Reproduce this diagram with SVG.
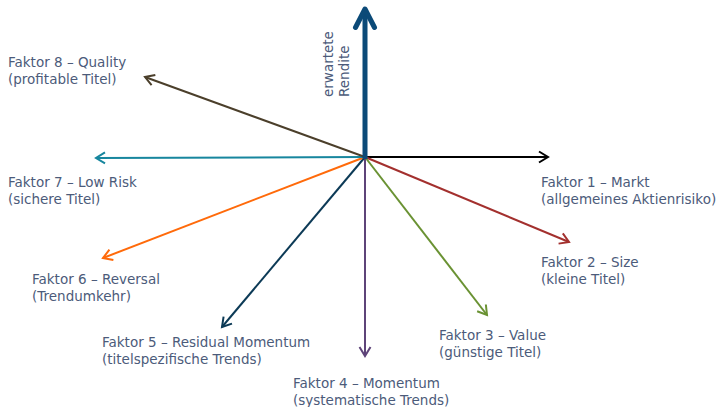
<svg xmlns="http://www.w3.org/2000/svg" width="718" height="407" viewBox="0 0 718 407">
<style>
text{font-family:"DejaVu Sans","Verdana",sans-serif;font-size:13.5px;fill:#4c5b7a}
.c{fill:none;stroke-width:2}
</style>
<defs>
<marker id="m1" markerUnits="userSpaceOnUse" viewBox="-12 -12 24 24" markerWidth="24" markerHeight="24" orient="auto" overflow="visible"><path d="M-9,-5.5 L0,0 L-9,5.5" fill="none" stroke="#000" stroke-width="2"/></marker>
<marker id="m2" markerUnits="userSpaceOnUse" viewBox="-12 -12 24 24" markerWidth="24" markerHeight="24" orient="auto" overflow="visible"><path d="M-9,-5.5 L0,0 L-9,5.5" fill="none" stroke="#a3302e" stroke-width="2"/></marker>
<marker id="m3" markerUnits="userSpaceOnUse" viewBox="-12 -12 24 24" markerWidth="24" markerHeight="24" orient="auto" overflow="visible"><path d="M-9,-5.5 L0,0 L-9,5.5" fill="none" stroke="#6a9233" stroke-width="2"/></marker>
<marker id="m4" markerUnits="userSpaceOnUse" viewBox="-12 -12 24 24" markerWidth="24" markerHeight="24" orient="auto" overflow="visible"><path d="M-9,-5.5 L0,0 L-9,5.5" fill="none" stroke="#5e4479" stroke-width="2"/></marker>
<marker id="m5" markerUnits="userSpaceOnUse" viewBox="-12 -12 24 24" markerWidth="24" markerHeight="24" orient="auto" overflow="visible"><path d="M-9,-5.5 L0,0 L-9,5.5" fill="none" stroke="#0c3a56" stroke-width="2"/></marker>
<marker id="m6" markerUnits="userSpaceOnUse" viewBox="-12 -12 24 24" markerWidth="24" markerHeight="24" orient="auto" overflow="visible"><path d="M-9,-5.5 L0,0 L-9,5.5" fill="none" stroke="#ff6a0a" stroke-width="2"/></marker>
<marker id="m7" markerUnits="userSpaceOnUse" viewBox="-12 -12 24 24" markerWidth="24" markerHeight="24" orient="auto" overflow="visible"><path d="M-9,-5.5 L0,0 L-9,5.5" fill="none" stroke="#17869e" stroke-width="2"/></marker>
<marker id="m8" markerUnits="userSpaceOnUse" viewBox="-12 -12 24 24" markerWidth="24" markerHeight="24" orient="auto" overflow="visible"><path d="M-9,-5.5 L0,0 L-9,5.5" fill="none" stroke="#4b3f2b" stroke-width="2"/></marker>
</defs>
<g id="connectors">
<line class="c" x1="365" y1="157" x2="548" y2="157" stroke="#000" marker-end="url(#m1)"/>
<line class="c" x1="365" y1="157" x2="569" y2="242" stroke="#a3302e" marker-end="url(#m2)"/>
<line class="c" x1="365" y1="157" x2="487" y2="315" stroke="#6a9233" marker-end="url(#m3)"/>
<line class="c" x1="365" y1="157" x2="365" y2="356" stroke="#5e4479" marker-end="url(#m4)"/>
<line class="c" x1="365" y1="157" x2="222" y2="327" stroke="#0c3a56" marker-end="url(#m5)"/>
<line class="c" x1="365" y1="157" x2="103" y2="258" stroke="#ff6a0a" marker-end="url(#m6)"/>
<line class="c" x1="365" y1="157" x2="96" y2="158" stroke="#17869e" marker-end="url(#m7)"/>
<line class="c" x1="365" y1="157" x2="145" y2="77" stroke="#4b3f2b" marker-end="url(#m8)"/>
<g id="axis-y">
<line x1="365" y1="159" x2="365" y2="10" stroke="#0b4a78" stroke-width="5"/>
<path d="M355.5,27.5 L365,9 L374.5,27.5" fill="none" stroke="#0b4a78" stroke-width="5" stroke-linecap="round" stroke-linejoin="round"/>
</g>
</g>
<g id="y-label"><text transform="translate(333,97) rotate(-90)">erwartete</text><text transform="translate(349,97) rotate(-90)">Rendite</text></g>
<g id="f1"><text x="541" y="187">Faktor 1 – Markt</text><text x="541" y="204">(allgemeines Aktienrisiko)</text></g>
<g id="f2"><text x="541" y="267">Faktor 2 – Size</text><text x="541" y="284">(kleine Titel)</text></g>
<g id="f3"><text x="439" y="340">Faktor 3 – Value</text><text x="439" y="357">(günstige Titel)</text></g>
<g id="f4"><text x="293" y="388">Faktor 4 – Momentum</text><text x="293" y="405">(systematische Trends)</text></g>
<g id="f5"><text x="102" y="347">Faktor 5 – Residual Momentum</text><text x="102" y="364">(titelspezifische Trends)</text></g>
<g id="f6"><text x="32" y="284">Faktor 6 – Reversal</text><text x="32" y="301">(Trendumkehr)</text></g>
<g id="f7"><text x="8" y="187">Faktor 7 – Low Risk</text><text x="8" y="204">(sichere Titel)</text></g>
<g id="f8"><text x="8" y="67">Faktor 8 – Quality</text><text x="8" y="84">(profitable Titel)</text></g>
</svg>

- STATED PROBLEM -
Repeat the material above in full and exactly, omitting the pictures.

- OUTPUT OF THE EXERCISE -
Reproduce this diagram with SVG.
<svg xmlns="http://www.w3.org/2000/svg" width="718" height="407" viewBox="0 0 718 407">
<style>
text{font-family:"DejaVu Sans","Verdana",sans-serif;font-size:13.5px;fill:#4c5b7a}
.c{fill:none;stroke-width:2}
</style>
<defs>
<marker id="m1" markerUnits="userSpaceOnUse" viewBox="-12 -12 24 24" markerWidth="24" markerHeight="24" orient="auto" overflow="visible"><path d="M-9,-5.5 L0,0 L-9,5.5" fill="none" stroke="#000" stroke-width="2"/></marker>
<marker id="m2" markerUnits="userSpaceOnUse" viewBox="-12 -12 24 24" markerWidth="24" markerHeight="24" orient="auto" overflow="visible"><path d="M-9,-5.5 L0,0 L-9,5.5" fill="none" stroke="#a3302e" stroke-width="2"/></marker>
<marker id="m3" markerUnits="userSpaceOnUse" viewBox="-12 -12 24 24" markerWidth="24" markerHeight="24" orient="auto" overflow="visible"><path d="M-9,-5.5 L0,0 L-9,5.5" fill="none" stroke="#6a9233" stroke-width="2"/></marker>
<marker id="m4" markerUnits="userSpaceOnUse" viewBox="-12 -12 24 24" markerWidth="24" markerHeight="24" orient="auto" overflow="visible"><path d="M-9,-5.5 L0,0 L-9,5.5" fill="none" stroke="#5e4479" stroke-width="2"/></marker>
<marker id="m5" markerUnits="userSpaceOnUse" viewBox="-12 -12 24 24" markerWidth="24" markerHeight="24" orient="auto" overflow="visible"><path d="M-9,-5.5 L0,0 L-9,5.5" fill="none" stroke="#0c3a56" stroke-width="2"/></marker>
<marker id="m6" markerUnits="userSpaceOnUse" viewBox="-12 -12 24 24" markerWidth="24" markerHeight="24" orient="auto" overflow="visible"><path d="M-9,-5.5 L0,0 L-9,5.5" fill="none" stroke="#ff6a0a" stroke-width="2"/></marker>
<marker id="m7" markerUnits="userSpaceOnUse" viewBox="-12 -12 24 24" markerWidth="24" markerHeight="24" orient="auto" overflow="visible"><path d="M-9,-5.5 L0,0 L-9,5.5" fill="none" stroke="#17869e" stroke-width="2"/></marker>
<marker id="m8" markerUnits="userSpaceOnUse" viewBox="-12 -12 24 24" markerWidth="24" markerHeight="24" orient="auto" overflow="visible"><path d="M-9,-5.5 L0,0 L-9,5.5" fill="none" stroke="#4b3f2b" stroke-width="2"/></marker>
</defs>
<g id="connectors">
<line class="c" x1="365" y1="157" x2="548" y2="157" stroke="#000" marker-end="url(#m1)"/>
<line class="c" x1="365" y1="157" x2="569" y2="242" stroke="#a3302e" marker-end="url(#m2)"/>
<line class="c" x1="365" y1="157" x2="487" y2="315" stroke="#6a9233" marker-end="url(#m3)"/>
<line class="c" x1="365" y1="157" x2="365" y2="356" stroke="#5e4479" marker-end="url(#m4)"/>
<line class="c" x1="365" y1="157" x2="222" y2="327" stroke="#0c3a56" marker-end="url(#m5)"/>
<line class="c" x1="365" y1="157" x2="103" y2="258" stroke="#ff6a0a" marker-end="url(#m6)"/>
<line class="c" x1="365" y1="157" x2="96" y2="158" stroke="#17869e" marker-end="url(#m7)"/>
<line class="c" x1="365" y1="157" x2="145" y2="77" stroke="#4b3f2b" marker-end="url(#m8)"/>
<g id="axis-y">
<line x1="365" y1="159" x2="365" y2="10" stroke="#0b4a78" stroke-width="5"/>
<path d="M355.5,27.5 L365,9 L374.5,27.5" fill="none" stroke="#0b4a78" stroke-width="5" stroke-linecap="round" stroke-linejoin="round"/>
</g>
</g>
<g id="y-label"><text transform="translate(333,97) rotate(-90)">erwartete</text><text transform="translate(349,97) rotate(-90)">Rendite</text></g>
<g id="f1"><text x="541" y="187">Faktor 1 – Markt</text><text x="541" y="204">(allgemeines Aktienrisiko)</text></g>
<g id="f2"><text x="541" y="267">Faktor 2 – Size</text><text x="541" y="284">(kleine Titel)</text></g>
<g id="f3"><text x="439" y="340">Faktor 3 – Value</text><text x="439" y="357">(günstige Titel)</text></g>
<g id="f4"><text x="293" y="388">Faktor 4 – Momentum</text><text x="293" y="405">(systematische Trends)</text></g>
<g id="f5"><text x="102" y="347">Faktor 5 – Residual Momentum</text><text x="102" y="364">(titelspezifische Trends)</text></g>
<g id="f6"><text x="32" y="284">Faktor 6 – Reversal</text><text x="32" y="301">(Trendumkehr)</text></g>
<g id="f7"><text x="8" y="187">Faktor 7 – Low Risk</text><text x="8" y="204">(sichere Titel)</text></g>
<g id="f8"><text x="8" y="67">Faktor 8 – Quality</text><text x="8" y="84">(profitable Titel)</text></g>
</svg>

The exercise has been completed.